Amanda Tickel and Raoul Ruparel OBE from Deloitte’s Brexit Insights team examine the interplay between Brexit and the pandemic
With trade talks continuing this week, business leaders will be keeping a close eye on the negotiations to judge the likely impact on their operations when the transition period ends and Brexit takes full effect. But with business still in the midst of the pandemic, the two sets of economic impacts are compounding one another – particularly for supply chains, costs and resources. Preparing for this complex relationship on both fronts at once will be crucial over the next few weeks.
The UK and other European economies have seen some of the steepest GDP declines ever due to the pandemic. While the recovery is likely to be gradual, many of the impacts could eventually prove to be temporary. Yet there may also be hard-to-predict, longer-term socio-economic impacts, such as changes to supply chains or in the ways in which people and organisations work.
Brexit, by contrast, is likely to bring more predictable changes to the way the UK trades with the EU and some of its other trade partners. However these changes will be permanent.
It is key that business leaders plan for 2021 with the interplay of the pandemic and Brexit in mind, focusing, we suggest, on three specific areas: supply chain, people and resources.
Both the pandemic and Brexit will inevitably impact supply chains, especially for industries with operations across several countries. The clearest example of a sector negatively affected by both is automotive.
A car produced in the UK will often have in excess of 30,000 parts, many of them imported from the EU and beyond. With 53 percent of UK-assembled car exports and 69 percent of UK-built components exported to the EU, a 10 per cent tariff on exports (which would be the EU tariff UK exporters would face if a Free Trade Agreement is not reached) is projected to cost £1.8bn.
Suppliers in the manufacturing sector as a whole are struggling to operate under coronavirus restrictions due to a reduced workforce or difficulty maintaining safety in the workplace. Both the coronavirus and Brexit are acting in concert to increase costs within supply chains, the former via uncertainty and unexpected constraints, the latter via known increases in administration costs associated with moving products between UK and EU.

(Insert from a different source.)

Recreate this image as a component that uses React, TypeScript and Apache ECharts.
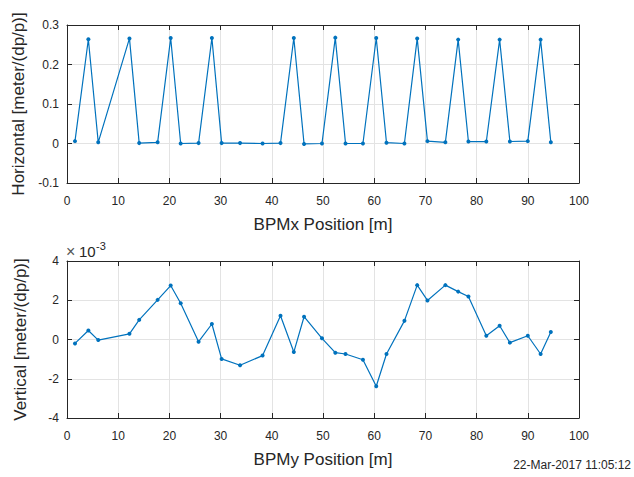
import React, { useEffect, useRef } from "react";
import * as echarts from "echarts";

const positions = [1.56, 4.17, 6.1, 12.2, 14.1, 17.7, 20.25, 22.2, 25.7, 28.3, 30.2, 33.8, 38.2, 41.7, 44.3, 46.3, 49.8, 52.4, 54.4, 57.8, 60.4, 62.4, 65.9, 68.4, 70.4, 73.9, 76.4, 78.4, 81.9, 84.5, 86.5, 90.0, 92.5, 94.5];
const horizontal = [0.006, 0.264, 0.003, 0.266, 0.001, 0.003, 0.267, 0.0, 0.001, 0.267, 0.001, 0.001, 0.0, 0.001, 0.267, -0.001, 0.0, 0.268, 0.0, 0.0, 0.267, 0.002, 0.0, 0.266, 0.006, 0.003, 0.263, 0.005, 0.005, 0.263, 0.005, 0.006, 0.263, 0.003];
// vertical values in units of 1e-3
const vertical = [-0.2, 0.46, -0.03, 0.29, 1.0, 2.02, 2.75, 1.85, -0.11, 0.79, -0.99, -1.31, -0.82, 1.21, -0.64, 1.16, 0.06, -0.67, -0.74, -1.03, -2.38, -0.74, 0.95, 2.77, 1.99, 2.77, 2.44, 2.19, 0.19, 0.7, -0.16, 0.19, -0.74, 0.38];
const xTitleTop = "BPMx Position [m]";
const xTitleBottom = "BPMy Position [m]";
const yTitleTop = "Horizontal [meter/(dp/p)]";
const yTitleBottom = "Vertical [meter/(dp/p)]";
const timestamp = "22-Mar-2017 11:05:12";

const FONT = "Liberation Sans, Arial, Helvetica, sans-serif";
const TXT = "#262626";
const LINE = "#0072BD";

export default function App() {
  const ref = useRef<HTMLDivElement>(null);
  useEffect(() => {
    if (!ref.current) return;
    const chart = echarts.init(ref.current, null, { renderer: "svg" });
    const xBase = (gridIndex: number, name: string) => ({
      type: "value" as const,
      gridIndex,
      min: 0,
      max: 100,
      interval: 10,
      name,
      nameLocation: "middle" as const,
      nameGap: 33,
      nameTextStyle: { color: TXT, fontSize: 17, fontFamily: FONT },
      axisLine: { show: true, onZero: false, lineStyle: { color: TXT, width: 1 } },
      axisTick: { show: true, inside: true, length: 5, lineStyle: { color: TXT } },
      axisLabel: { color: TXT, fontSize: 12, fontFamily: FONT, margin: 12 },
      splitLine: { show: true, lineStyle: { color: "#e3e3e3", width: 1 } },
    });
    const xTop = (gridIndex: number) => ({
      type: "value" as const,
      gridIndex,
      position: "top" as const,
      min: 0,
      max: 100,
      interval: 10,
      axisLine: { show: true, onZero: false, lineStyle: { color: TXT, width: 1 } },
      axisTick: { show: true, inside: true, length: 5, lineStyle: { color: TXT } },
      axisLabel: { show: false },
      splitLine: { show: false },
    });
    const yBase = (gridIndex: number, name: string, min: number, max: number, interval: number, fmt: (v: number) => string) => ({
      type: "value" as const,
      gridIndex,
      min,
      max,
      interval,
      name,
      nameLocation: "middle" as const,
      nameGap: 38,
      nameTextStyle: { color: TXT, fontSize: 17, fontFamily: FONT },
      axisLine: { show: true, onZero: false, lineStyle: { color: TXT, width: 1 } },
      axisTick: { show: true, inside: true, length: 5, lineStyle: { color: TXT } },
      axisLabel: { color: TXT, fontSize: 12, fontFamily: FONT, margin: 8, formatter: fmt },
      splitLine: { show: true, lineStyle: { color: "#e3e3e3", width: 1 } },
    });
    const yRight = (gridIndex: number, min: number, max: number, interval: number) => ({
      type: "value" as const,
      gridIndex,
      position: "right" as const,
      min,
      max,
      interval,
      axisLine: { show: true, onZero: false, lineStyle: { color: TXT, width: 1 } },
      axisTick: { show: true, inside: true, length: 5, lineStyle: { color: TXT } },
      axisLabel: { show: false },
      splitLine: { show: false },
    });
    const fmtH = (v: number) => {
      const r = Math.round(v * 10) / 10;
      return r === 0 ? "0" : String(r);
    };
    const fmtV = (v: number) => String(Math.round(v));
    chart.setOption({
      animation: false,
      backgroundColor: "#ffffff",
      grid: [
        { left: 67, right: 55, top: 25, height: 158, show: false },
        { left: 67, right: 55, top: 261, height: 157, show: false },
      ],
      xAxis: [xBase(0, xTitleTop), xBase(1, xTitleBottom), xTop(0), xTop(1)],
      yAxis: [
        yBase(0, yTitleTop, -0.1, 0.3, 0.1, fmtH),
        yBase(1, yTitleBottom, -4, 4, 2, fmtV),
        yRight(0, -0.1, 0.3, 0.1),
        yRight(1, -4, 4, 2),
      ],
      series: [
        {
          type: "line",
          xAxisIndex: 0,
          yAxisIndex: 0,
          data: positions.map((p, i) => [p, horizontal[i]]),
          symbol: "circle",
          symbolSize: 4,
          lineStyle: { color: LINE, width: 1.2 },
          itemStyle: { color: LINE },
        },
        {
          type: "line",
          xAxisIndex: 1,
          yAxisIndex: 1,
          data: positions.map((p, i) => [p, vertical[i]]),
          symbol: "circle",
          symbolSize: 4,
          lineStyle: { color: LINE, width: 1.2 },
          itemStyle: { color: LINE },
        },
      ],
      graphic: [
        {
          type: "text",
          left: 66,
          top: 243,
          style: { text: "×", fontSize: 16, fontFamily: FONT, fill: "#555555" },
        },
        {
          type: "text",
          left: 79,
          top: 244,
          style: { text: "10", fontSize: 15, fontFamily: FONT, fill: TXT },
        },
        {
          type: "text",
          left: 96,
          top: 240,
          style: { text: "-3", fontSize: 11, fontFamily: FONT, fill: TXT },
        },
        {
          type: "text",
          right: 3,
          top: 459,
          style: { text: timestamp, fontSize: 12, fontFamily: FONT, fill: TXT },
        },
      ],
    });
    return () => chart.dispose();
  }, []);
  return <div ref={ref} style={{ position: "absolute", left: 0, top: 0, width: 634, height: 477 }} />;
}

So businesses should adjust the supply chain with both Brexit and the pandemic in mind, rather than considering independently – immediate demand due to the coronavirus may be depressed, but at the same time building up stock may actually be advisable to avoid disruption at the end of the year, caused by changes in import and export procedures.
Given the potential for further restrictions, there is no guarantee it will be possible to move people across the UK and EU over the coming months to service new operating models required as a result of Brexit, and staff themselves may no longer be willing to move. Whilst a large part of the workforce has become used to working from a virtual office, this will not satisfy regulators that require services to be provided in-country.
The UK has already set out the broad details of its new immigration system. Industries such as retail, which typically rely on lower skilled workers, may face difficulties due to the imposition of new salary thresholds and skills requirements. However, if a period of near record employment comes to an end, the impact of the pandemic may actually mean firms looking to hire domestic workers have more options than was first thought as a result of Brexit – so the effects of the pandemic need to be overlaid onto original Brexit plans.
Business should review their workforce needs and the supply of talent in light of both domestic availability, and the need to obtain sponsor licences to recruit EU nationals in future. For those used to a mobile workforce operating within the EU, whilst the reduction in travel costs due to the pandemic might be an immediate benefit, in future the ability to move people around to work in other EU countries will be limited and more costly due to visa requirements, with or without a deal.
Finance leaders have reported the pandemic has significantly impacted balance sheets and cashflow, with a decrease in profitability and sharp rises in corporate debt.
The combination of Brexit and the pandemic is forcing firms to reconsider their footprint. Large financial services firms began re-evaluating the role of their real estate after the 2016 Brexit vote, with many considering moving back-office functions out of London. The pandemic has only added more impetus to this trend among a much broader base of businesses.
Overall, the combination of Brexit and the pandemic confronts firms with an extraordinary challenge. There are a few key takeaways for business from our analysis:
- Time is short and Brexit plans need to come into focus across the board: from supply chain and people, to regulatory and tax.
- Strategic decisions made fast as a result of the pandemic will need reassessing given the Brexit overlay.
- Implementing Brexit in the next few weeks could represent a significant workload on teams, often the same people who are managing the impact of the pandemic – if you can spread the load, actively do so.